Without the pictures, output the lines of the material from the very first through the one that holds "Dividend Paid (in".

*Data extract*.
___

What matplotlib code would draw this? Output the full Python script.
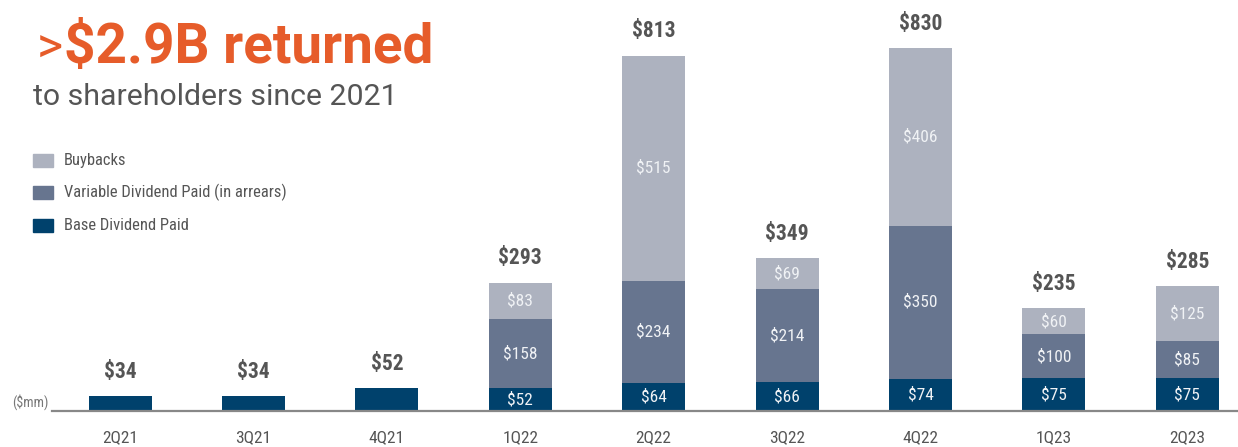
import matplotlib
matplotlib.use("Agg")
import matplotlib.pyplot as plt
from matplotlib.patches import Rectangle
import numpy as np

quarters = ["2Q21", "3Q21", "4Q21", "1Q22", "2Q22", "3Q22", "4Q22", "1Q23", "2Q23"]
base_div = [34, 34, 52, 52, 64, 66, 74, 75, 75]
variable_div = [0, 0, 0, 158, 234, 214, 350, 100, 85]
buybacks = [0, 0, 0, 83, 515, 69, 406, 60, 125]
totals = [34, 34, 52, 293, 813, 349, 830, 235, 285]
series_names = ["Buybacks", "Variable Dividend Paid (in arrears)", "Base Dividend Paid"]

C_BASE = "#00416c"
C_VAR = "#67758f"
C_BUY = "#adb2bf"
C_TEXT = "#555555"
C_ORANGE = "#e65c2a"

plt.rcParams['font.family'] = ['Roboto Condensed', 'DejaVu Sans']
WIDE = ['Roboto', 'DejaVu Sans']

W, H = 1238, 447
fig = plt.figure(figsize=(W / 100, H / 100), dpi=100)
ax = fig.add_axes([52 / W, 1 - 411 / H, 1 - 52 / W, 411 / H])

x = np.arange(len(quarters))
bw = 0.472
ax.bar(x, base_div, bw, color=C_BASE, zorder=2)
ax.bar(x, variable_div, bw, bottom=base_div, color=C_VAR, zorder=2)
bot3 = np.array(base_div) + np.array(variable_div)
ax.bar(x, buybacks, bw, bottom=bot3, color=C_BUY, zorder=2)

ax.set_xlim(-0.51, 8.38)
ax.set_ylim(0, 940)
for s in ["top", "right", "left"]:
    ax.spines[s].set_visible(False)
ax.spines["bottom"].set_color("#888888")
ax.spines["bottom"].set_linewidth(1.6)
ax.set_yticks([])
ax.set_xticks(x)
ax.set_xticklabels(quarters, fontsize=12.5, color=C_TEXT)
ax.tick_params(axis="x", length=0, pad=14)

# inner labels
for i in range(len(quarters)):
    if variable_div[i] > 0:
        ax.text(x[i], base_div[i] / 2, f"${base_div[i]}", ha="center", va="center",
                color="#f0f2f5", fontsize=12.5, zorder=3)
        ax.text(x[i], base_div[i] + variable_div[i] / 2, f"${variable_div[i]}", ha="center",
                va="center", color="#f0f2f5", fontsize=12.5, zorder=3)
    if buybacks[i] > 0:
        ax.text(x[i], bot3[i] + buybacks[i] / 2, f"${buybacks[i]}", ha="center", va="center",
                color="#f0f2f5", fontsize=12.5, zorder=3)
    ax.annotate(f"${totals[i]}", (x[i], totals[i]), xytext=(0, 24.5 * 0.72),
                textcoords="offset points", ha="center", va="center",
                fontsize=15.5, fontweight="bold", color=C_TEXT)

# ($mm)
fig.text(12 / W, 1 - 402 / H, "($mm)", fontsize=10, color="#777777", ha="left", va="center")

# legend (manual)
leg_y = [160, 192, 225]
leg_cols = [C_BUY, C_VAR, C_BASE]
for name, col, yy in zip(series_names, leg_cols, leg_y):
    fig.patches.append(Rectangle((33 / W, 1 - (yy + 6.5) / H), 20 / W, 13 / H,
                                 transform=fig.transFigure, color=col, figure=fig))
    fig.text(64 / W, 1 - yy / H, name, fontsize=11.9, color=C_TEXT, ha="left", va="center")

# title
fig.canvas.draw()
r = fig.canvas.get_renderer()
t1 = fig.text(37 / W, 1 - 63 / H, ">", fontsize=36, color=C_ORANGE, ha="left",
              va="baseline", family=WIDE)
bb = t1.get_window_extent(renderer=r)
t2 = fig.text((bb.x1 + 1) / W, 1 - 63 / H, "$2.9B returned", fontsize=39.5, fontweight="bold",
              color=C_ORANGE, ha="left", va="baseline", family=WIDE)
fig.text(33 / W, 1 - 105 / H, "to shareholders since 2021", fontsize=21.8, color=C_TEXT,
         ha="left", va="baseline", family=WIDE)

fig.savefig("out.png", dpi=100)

___

*Answer below*.
What matplotlib code would draw this? Output the full Python script.
import matplotlib
matplotlib.use("Agg")
import matplotlib.pyplot as plt
from matplotlib.patches import Rectangle
import numpy as np

quarters = ["2Q21", "3Q21", "4Q21", "1Q22", "2Q22", "3Q22", "4Q22", "1Q23", "2Q23"]
base_div = [34, 34, 52, 52, 64, 66, 74, 75, 75]
variable_div = [0, 0, 0, 158, 234, 214, 350, 100, 85]
buybacks = [0, 0, 0, 83, 515, 69, 406, 60, 125]
totals = [34, 34, 52, 293, 813, 349, 830, 235, 285]
series_names = ["Buybacks", "Variable Dividend Paid (in arrears)", "Base Dividend Paid"]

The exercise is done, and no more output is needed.